The overpolicing of cars is a fact of life for people of color in the United States. Although Bland was not killed during the traffic stop, in 2015, the year of her death, 27 percent of police killings of unarmed citizens began with a traffic stop. Bland herself had been increasingly vocal on social media against police abuse and violence against African Americans, especially when the Black Lives Matter movement gained momentum after a police officer fatally shot eighteen-year-old Michael Brown. It turned out that what had happened in Ferguson, Missouri, on August 9, 2014, was part of a larger trend. The U.S. Department of Justice opened an investigation of the Ferguson Police Department and found “a pattern of unconstitutional policing” that skewed along racial lines. Most encounters with law enforcement, the report concluded, began with a traffic stop, an experience that disproportionately befell Ferguson’s black residents. In 2014 its municipal court had roughly 53,000 traffic cases, compared with about 50,000 nontraffic cases. This pattern was not limited to Ferguson. In their book In Context: Understanding Police Killings of Unarmed Citizens, scholars Nick Selby, Ben Singleton, and Ed Flosi concluded, “No form of direct government control comes close to [traffic] stops in sheer numbers, frequency, proportion of the population affected, and in many instances, the degree of coercive intrusion.”

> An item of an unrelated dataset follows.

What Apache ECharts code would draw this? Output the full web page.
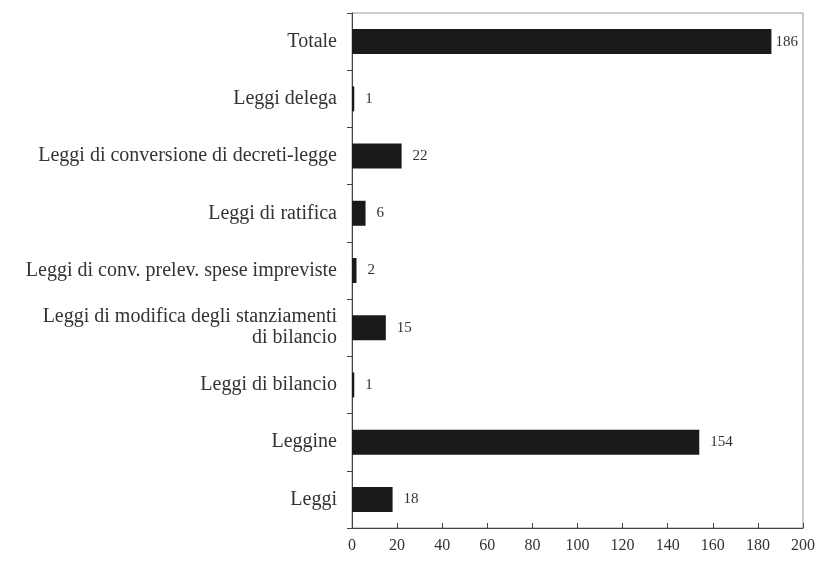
<!DOCTYPE html>
<html>
<head>
<meta charset="utf-8">
<script src="https://cdn.jsdelivr.net/npm/echarts@6/dist/echarts.min.js"></script>
<style>
  html, body { margin: 0; padding: 0; background: #fff; }
  #chart { width: 819px; height: 561px; }
</style>
</head>
<body>
<div id="chart"></div>
<script>
// categories bottom -> top
const categories = [
  'Leggi',
  'Leggine',
  'Leggi di bilancio',
  'Leggi di modifica degli stanziamenti\ndi bilancio',
  'Leggi di conv. prelev. spese impreviste',
  'Leggi di ratifica',
  'Leggi di conversione di decreti-legge',
  'Leggi delega',
  'Totale'
];
const values = [18, 154, 1, 15, 2, 6, 22, 1, 186];

const fontFam = '"Liberation Serif", "DejaVu Serif", serif';

// the total label sits tight against its bar so it stays inside the frame
const barData = values.map((v, i) =>
  categories[i] === 'Totale' ? { value: v, label: { distance: 4 } } : v
);

const myChart = echarts.init(document.getElementById('chart'));
myChart.setOption({
  animation: false,
  backgroundColor: '#fff',
  grid: {
    left: 352, right: 16, top: 13, bottom: 33,
    show: true, borderColor: '#999', borderWidth: 1
  },
  xAxis: {
    type: 'value',
    min: 0, max: 200, interval: 20,
    splitLine: { show: false },
    axisLine: { show: true, lineStyle: { color: '#444', width: 1 } },
    axisTick: { show: true, inside: true, length: 5, lineStyle: { color: '#444' } },
    axisLabel: { color: '#333', fontFamily: fontFam, fontSize: 16, margin: 10 }
  },
  yAxis: {
    type: 'category',
    data: categories,
    axisLine: { show: true, lineStyle: { color: '#444', width: 1 } },
    axisTick: { show: true, length: 5, lineStyle: { color: '#444' } },
    axisLabel: { color: '#333', fontFamily: fontFam, fontSize: 20, margin: 15, align: 'right', lineHeight: 21 }
  },
  series: [{
    type: 'bar',
    data: barData,
    barWidth: 25,
    itemStyle: { color: '#1a1a1a' },
    label: {
      show: true, position: 'right', distance: 11,
      color: '#333', fontFamily: fontFam, fontSize: 15
    }
  }]
});
</script>
</body>
</html>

What is the history that can account for the changes from Wiley v. State to Sandra Bland? Today, it would be improbable that Mrs. Bates, a wealthy white woman sitting in the passenger seat next to her influential husband, would be killed in a police shooting. Such tragedy now happens almost exclusively to minority drivers. Contrary to what one might expect, though, the social and legal developments that made the systematic policing of minorities possible did not originate with an intention to do so.
Instead, the shift began with the mass production of the automobile and the immediate imperative to regulate the motoring public. Before cars, U.S. police had more in common with their eighteenth-century forebears than with their twentieth-century successors. What revolutionized policing was a technological innovation that would come to define the new century. In the span of a century, towns and cities throughout the country—and not just in metropolitan centers—expanded their forces and professionalized beat cops, turning them into “law enforcement officers.” Figures are hard to come by, but one early report indicated that in the sixteen smallest states, the number of officers as a percentage of the population nearly doubled from 1910 to 1930.